In the end, this project brought home to us the joys and rewards of public history. The reactions of the visitors at the exhibition opening, both former and current residents and members of the wider Greensboro community, were truly fulfilling. We took pictures of a man who was excited to find himself in two photos in the exhibit. After he posed for his picture he whispered to us that of all his family members in one photo, he was the only one left living. With the aging population of the Terra Cotta community, we knew that some of these stories were close to being lost forever, and this man’s comments reinforced the importance of the work we were doing. We helped preserve their stories for both their descendants and the future residents of the Greensboro area.

man with exhibit photo

A former Terra Cotta resident points to his picture in Past the Pipes
Photo courtesy Benjamin Filene

Public history is challenging. Public history is emotional. Most of all, public history is important and valuable, and this project helped us to see the power of good public work. We will carry the passion this project instilled in us forward into our careers.
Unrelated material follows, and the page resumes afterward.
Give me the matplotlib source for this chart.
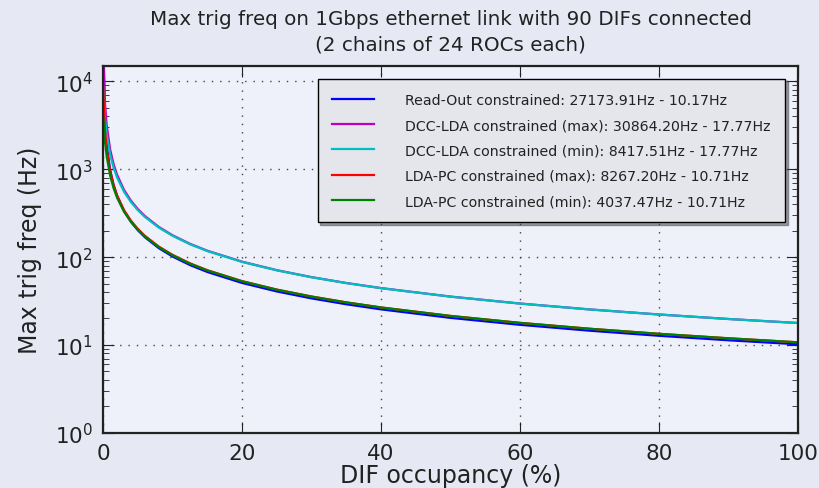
import matplotlib
matplotlib.use("Agg")
import matplotlib.pyplot as plt
import numpy as np

# DIF occupancy (%) at which each constraint was evaluated
occupancy = [0, 0.25, 0.5, 1, 1.5, 2, 3, 4, 5, 6, 8, 10, 12.5, 15, 20, 25,
             30, 35, 40, 50, 60, 70, 80, 90, 100]

# Maximum trigger frequency (Hz) for each constraint
readout = [27173.91, 3540, 1893, 980.7, 661.7, 499.3, 334.9, 252.0, 202.0,
           168.5, 126.6, 101.4, 81.15, 67.66, 50.77, 40.63, 33.87, 29.04,
           25.41, 20.33, 16.95, 14.53, 12.71, 11.30, 10.17]
dcc_lda_max = [30864.20, 5780, 3189, 1681, 1141, 864.1, 581.5, 438.2, 351.6,
               293.5, 220.7, 176.8, 141.6, 118.1, 88.64, 70.96, 59.15, 50.72,
               44.39, 35.52, 29.60, 25.38, 22.21, 19.74, 17.77]
dcc_lda_min = [8417.51, 3858, 2503, 1470, 1040, 805.2, 554.5, 422.8, 341.7,
               286.7, 216.9, 174.4, 140.1, 117.1, 88.11, 70.63, 58.94, 50.57,
               44.28, 35.46, 29.57, 25.36, 22.20, 19.74, 17.77]
lda_pc_max = [8267.20, 2824, 1703, 949.3, 658.0, 503.5, 342.6, 259.7, 209.1,
              174.9, 131.9, 105.9, 84.91, 70.88, 53.27, 42.67, 35.59, 30.53,
              26.72, 21.39, 17.83, 15.29, 13.38, 11.90, 10.71]
lda_pc_min = [4037.47, 2081, 1402, 848.2, 608.1, 473.9, 328.8, 251.7, 203.9,
              171.4, 129.9, 104.6, 84.12, 70.34, 52.99, 42.50, 35.48, 30.45,
              26.67, 21.36, 17.82, 15.28, 13.38, 11.90, 10.71]

series_names = ["Read-Out constrained",
                "DCC-LDA constrained (max)",
                "DCC-LDA constrained (min)",
                "LDA-PC constrained (max)",
                "LDA-PC constrained (min)"]
series_values = [readout, dcc_lda_max, dcc_lda_min, lda_pc_max, lda_pc_min]
series_colors = ["#0000ff", "#bf00bf", "#00bfbf", "#ff0000", "#008000"]

plt.rcParams["font.family"] = ["DejaVu Sans"]

fig = plt.figure(figsize=(8.19, 4.89), dpi=100, facecolor="#e6e9f4")
ax = fig.add_axes([0.126, 0.113, 0.848, 0.750], facecolor="#eef0fa")

for name, vals, col in zip(series_names, series_values, series_colors):
    label = f"{name}: {vals[0]:.2f}Hz - {vals[-1]:.2f}Hz"
    ax.plot(occupancy, vals, color=col, lw=1.6, label=label)

ax.set_yscale("log")
ax.set_xlim(0, 100)
ax.set_ylim(1, 1.5e4)
ax.set_xticks([0, 20, 40, 60, 80, 100])

ax.grid(True, which="major", color="#444444", linestyle=(0, (1, 5)),
        linewidth=1.0)
ax.tick_params(which="both", direction="in", top=True, right=True,
               labelsize=15.5, colors="#222222")
ax.tick_params(which="major", length=8, width=0.8, pad=7.5)
ax.tick_params(which="minor", length=4, width=0.6)
for sp in ax.spines.values():
    sp.set_linewidth(1.6)
    sp.set_color("#222222")

ax.set_xlabel("DIF occupancy (%)", fontsize=17, color="#222222", labelpad=0)
ax.set_ylabel("Max trig freq (Hz)", fontsize=17, color="#222222", labelpad=9)
ax.set_title("Max trig freq on 1Gbps ethernet link with 90 DIFs connected\n"
             "(2 chains of 24 ROCs each)", fontsize=14.3, color="#222222",
             pad=12, linespacing=1.45)

leg = ax.legend(loc="upper right", bbox_to_anchor=(0.992, 0.985), fontsize=10.2,
                handlelength=3.0, handletextpad=2.2, borderpad=1.0,
                labelspacing=0.8, fancybox=False, shadow=True, framealpha=1.0)
leg.get_frame().set_facecolor("#e5e6ec")
leg.get_frame().set_edgecolor("black")
leg.get_frame().set_linewidth(1.0)
for t in leg.get_texts():
    t.set_color("#222222")

fig.savefig("out.png", dpi=100, facecolor=fig.get_facecolor())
~ Ellen Kuhn, Shawna Prather, and Ashley Wyatt

3 comments
  1. brian joyner says:

    Excellent project. Way to go UNCG.

  2. Anne Parsons says:

    What a wonderful description of the project! I particularly appreciated the thoughtfulness you have shown about the personal meanings of history. Congratulations!

    ~Anne

  3. Elizabeth Read says:

    To have dedicated yourselves to exploring deeply beyond nostalgia, and to have discovered the vitality and complexity of this community re-confirms the fascinating privilege and rich outcome of historical research. Congratulations to all on this fine, extensive work.